You can't unless you name Siena's Fran McCaffery, who also coached UNC-Greensboro and Lehigh to the tournament. Maybe some BCS school will get the hint and give the La Salle High and Penn graduate a try.
12. Other former local coaches in the tournament?
Roman Catholic High graduate Randy Monroe, a former La Salle assistant, coached Maryland-Baltimore County to its first bid. Former Penn assistant Steve Donahue makes his first appearance as a head coach after Cornell was perfect in the Ivy League. And Georgia's Dennis Felton is a former St. Joe's assistant. Coppin State's Fang Mitchell is a Philadelphia native, while Wisconsin's Bo Ryan grew up in Chester. Former La Salle coach Billy Hahn is an assistant at West Virginia.

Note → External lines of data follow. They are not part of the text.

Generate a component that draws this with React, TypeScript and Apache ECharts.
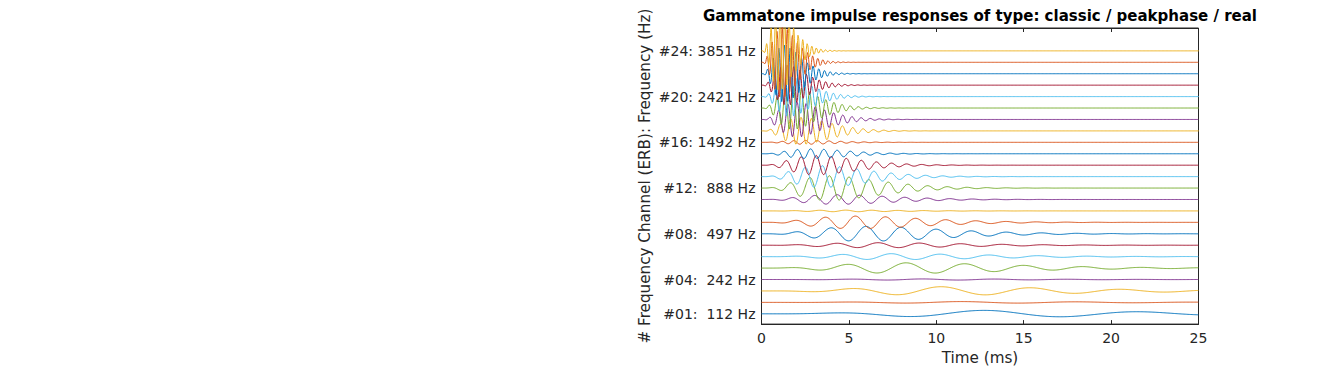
import React, { useEffect, useRef } from "react";
import * as echarts from "echarts";

// ---- data ----
const CHANNELS = [1, 2, 3, 4, 5, 6, 7, 8, 9, 10, 11, 12, 13, 14, 15, 16, 17, 18, 19, 20, 21, 22, 23, 24];
const CENTER_FREQS_HZ = [
  112, 151, 194, 242, 296, 356, 422, 497, 579, 672, 774, 888,
  1016, 1158, 1316, 1492, 1688, 1906, 2150, 2421, 2723, 3059, 3434, 3851,
];
// peak amplitude of each response, in channel spacings
const PEAK_AMPLITUDES = [
  0.3, 0.07, 0.37, 0.05, 0.46, 0.26, 0.22, 0.65, 0.55, 0.07, 0.42, 1.08,
  0.96, 0.85, 0.43, 0.17, 1.2, 1.55, 1.9, 1.75, 1.75, 2.5, 3.1, 3.5,
];
const LABELED_CHANNELS = [1, 4, 8, 12, 16, 20, 24];
const TIME_RANGE_MS = [0, 25];
const TIME_TICK_STEP_MS = 5;
const SAMPLE_RATE_HZ = 44100;
const FILTER_ORDER = 4;

const COLORS = ["#0072BD", "#D95319", "#EDB120", "#7E2F8E", "#77AC30", "#4DBEEE", "#A2142F"];
const FONT = "DejaVu Sans";
const TEXT_COLOR = "#262626";

function pad2(n: number) {
  return n < 10 ? "0" + n : "" + n;
}

function channelLabel(ch: number) {
  const f = CENTER_FREQS_HZ[ch - 1];
  return "#" + pad2(ch) + ": " + (f < 1000 ? "\u00a0" : "") + f + " Hz";
}

// classic 4th-order gammatone, peak-phase, real part
function impulseResponse(ch: number): number[][] {
  const f = CENTER_FREQS_HZ[ch - 1];
  const amp = PEAK_AMPLITUDES[ch - 1];
  const b = 1.019 * (24.7 + 0.108 * f);
  const tpk = (FILTER_ORDER - 1) / (2 * Math.PI * b);
  const n = Math.round(((TIME_RANGE_MS[1] - TIME_RANGE_MS[0]) / 1000) * SAMPLE_RATE_HZ);
  const out: number[][] = [];
  for (let i = 0; i <= n; i++) {
    const t = i / SAMPLE_RATE_HZ;
    const env = Math.pow(t / tpk, FILTER_ORDER - 1) * Math.exp(-2 * Math.PI * b * (t - tpk));
    const y = ch + amp * env * Math.cos(2 * Math.PI * f * (t - tpk));
    out.push([t * 1000, y]);
  }
  return out;
}

export default function App() {
  const ref = useRef<HTMLDivElement>(null);
  useEffect(() => {
    if (!ref.current) return;
    const chart = echarts.init(ref.current, undefined, { renderer: "svg" });
    const axisLine = { show: true, lineStyle: { color: TEXT_COLOR, width: 1 } };
    const tickStyle = { color: TEXT_COLOR, width: 1 };
    const tickLabelStyle = { color: TEXT_COLOR, fontFamily: FONT, fontSize: 14 };
    const nameStyle = { color: TEXT_COLOR, fontFamily: FONT, fontSize: 15.2 };
    chart.setOption({
      animation: false,
      backgroundColor: "#ffffff",
      graphic: [
        {
          type: "text",
          x: 980,
          y: 16,
          style: {
            text: "Gammatone impulse responses of type: classic / peakphase / real",
            align: "center",
            verticalAlign: "middle",
            fontFamily: FONT,
            fontWeight: "bold",
            fontSize: 15,
            fill: "#000000",
          },
        },
      ],
      grid: {
        left: 761.5,
        right: 126.5,
        top: 28,
        bottom: 44,
        show: true,
        borderColor: TEXT_COLOR,
        borderWidth: 1,
        backgroundColor: "transparent",
      },
      xAxis: [
        {
          type: "value",
          min: TIME_RANGE_MS[0],
          max: TIME_RANGE_MS[1],
          interval: TIME_TICK_STEP_MS,
          position: "bottom",
          axisLine,
          axisTick: { inside: true, length: 4, lineStyle: tickStyle },
          axisLabel: { ...tickLabelStyle, margin: 7 },
          splitLine: { show: false },
          name: "Time (ms)",
          nameLocation: "middle",
          nameGap: 24,
          nameTextStyle: nameStyle,
        },
        {
          type: "value",
          min: TIME_RANGE_MS[0],
          max: TIME_RANGE_MS[1],
          interval: TIME_TICK_STEP_MS,
          position: "top",
          axisLine,
          axisTick: { inside: true, length: 4, lineStyle: tickStyle },
          axisLabel: { show: false },
          splitLine: { show: false },
        },
      ],
      yAxis: [
        {
          type: "value",
          min: 0.1,
          max: 26,
          position: "left",
          axisLine,
          axisTick: { show: false },
          axisLabel: {
            ...tickLabelStyle,
            margin: 6,
            customValues: LABELED_CHANNELS,
            formatter: (v: number) => channelLabel(Math.round(v)),
          },
          splitLine: { show: false },
          name: "# Frequency Channel (ERB): Frequency (Hz)",
          nameLocation: "middle",
          nameGap: 109,
          nameTextStyle: nameStyle,
        },
        {
          type: "value",
          min: 0.1,
          max: 26,
          position: "right",
          axisLine,
          axisTick: { show: false },
          axisLabel: { show: false },
          splitLine: { show: false },
        },
      ],
      series: CHANNELS.map((ch, i) => ({
        type: "line",
        name: channelLabel(ch),
        xAxisIndex: 0,
        yAxisIndex: 0,
        data: impulseResponse(ch),
        showSymbol: false,
        symbol: "none",
        clip: true,
        silent: true,
        lineStyle: { color: COLORS[i % COLORS.length], width: 1 },
        itemStyle: { color: COLORS[i % COLORS.length] },
      })),
    });
    return () => chart.dispose();
  }, []);
  return (
    <div
      ref={ref}
      style={{ position: "absolute", left: 0, top: 0, width: 1325, height: 370 }}
    />
  );
}
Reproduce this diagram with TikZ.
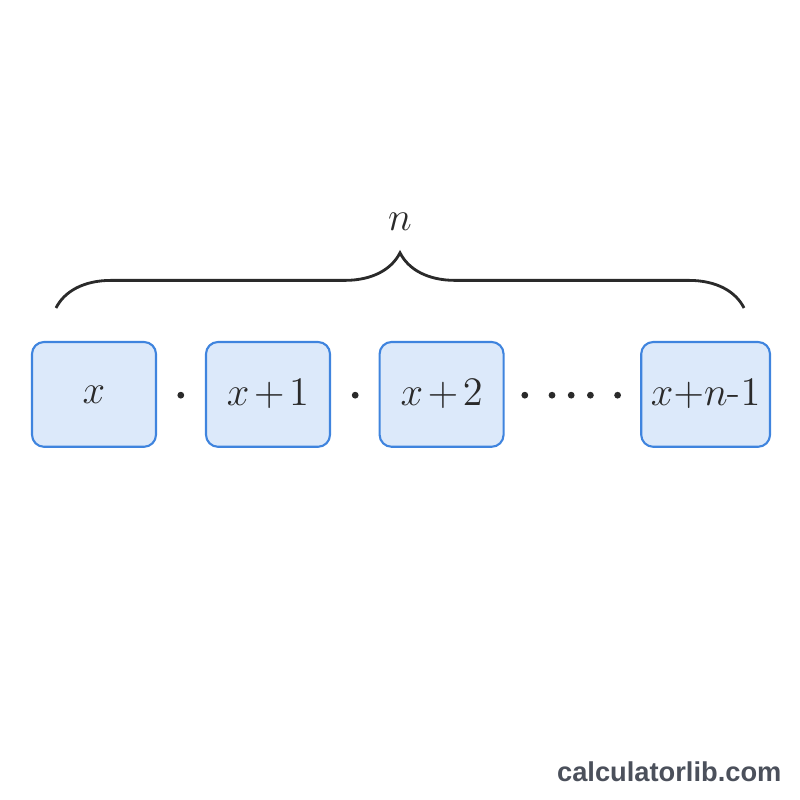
\documentclass[tikz,border=0pt]{standalone}
\usepackage{fontspec}
\newfontfamily\wmfont{Liberation Sans}
\usetikzlibrary{decorations.pathreplacing}
\definecolor{boxline}{HTML}{3F84DE}
\definecolor{boxfill}{HTML}{DCE9FA}
\definecolor{inkdark}{HTML}{2A2A2A}
\definecolor{wmgray}{HTML}{4B505B}
\begin{document}
\begin{tikzpicture}[font=\fontsize{15}{18}\selectfont,
          term/.style={draw=boxline, fill=boxfill, line width=0.75pt, rounded corners=0.15cm,
                       minimum height=1.31cm, inner sep=0pt, text=inkdark},
          dot/.style={circle, fill=inkdark, minimum size=0.085cm, inner sep=0pt},
          brc/.style={decorate, decoration={brace, amplitude=0.69cm}, line width=1pt, draw=inkdark}]
        \useasboundingbox (0,0) rectangle (10,10);
        % factor boxes
        \node[term, minimum width=1.55cm] (f1) at (1.175,5.07) {$x$};
        \node[term, minimum width=1.55cm] (f2) at (3.35,5.07) {$x\mkern2mu{+}\mkern2mu1$};
        \node[term, minimum width=1.55cm] (f3) at (5.52,5.07) {$x\mkern2mu{+}\mkern2mu2$};
        \node[term, minimum width=1.61cm] (f4) at (8.82,5.07) {$x{+}n\mbox{-}1$};
        % multiplication dots
        \node[dot] (d1) at (2.26,5.06) {};
        \node[dot] (d2) at (4.44,5.06) {};
        \foreach \dx [count=\k] in {6.56,6.90,7.14,7.38,7.72}
          \node[dot] (e\k) at (\dx,5.06) {};
        % brace over all factors
        \coordinate (bl) at (0.7,6.15);
        \coordinate (br) at (9.3,6.15);
        \draw[brc] (bl) -- (br);
        \node[text=inkdark] (cnt) at (5.0,7.23) {$n$};
        % watermark
        \node[anchor=east, inner sep=0pt, font=\wmfont\bfseries\fontsize{9.7}{11}\selectfont, text=wmgray] (wm) at (9.775,0.35) {calculatorlib.com};
      \end{tikzpicture}
\end{document}
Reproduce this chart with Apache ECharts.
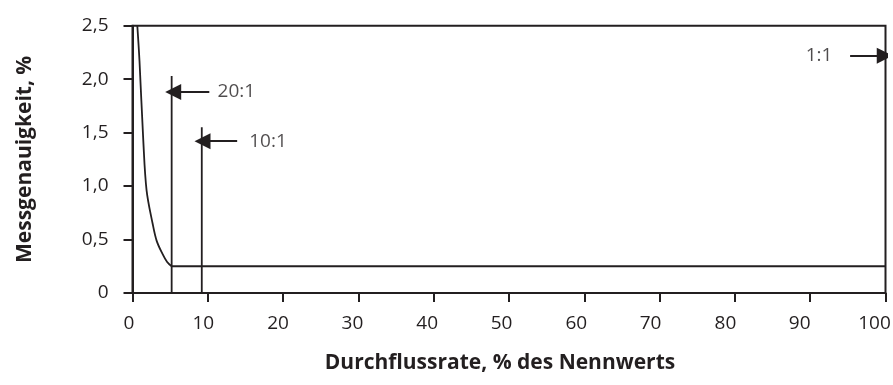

13. What about local players?
The best of them include Butler's Mike Green, an all-American candidate from Franklin Learning Center; North Carolina's Wayne Ellington and Duke's Gerald Henderson from Episcopal Academy; Notre Dame's Rob Kurz from Penn Charter; and Siena's Ronald Moore from Plymouth Whitemarsh.
14. The best rebounding teams in the tournament?
North Carolina, Connecticut, Notre Dame and Kansas State.
15. What about field-goal-percentage defense?
Georgetown, Mississippi State, Kansas, Wisconsin, Louisville.
16. Which teams don't turn it over?
Texas, Washington State, Butler, UNLV, Siena and West Virginia.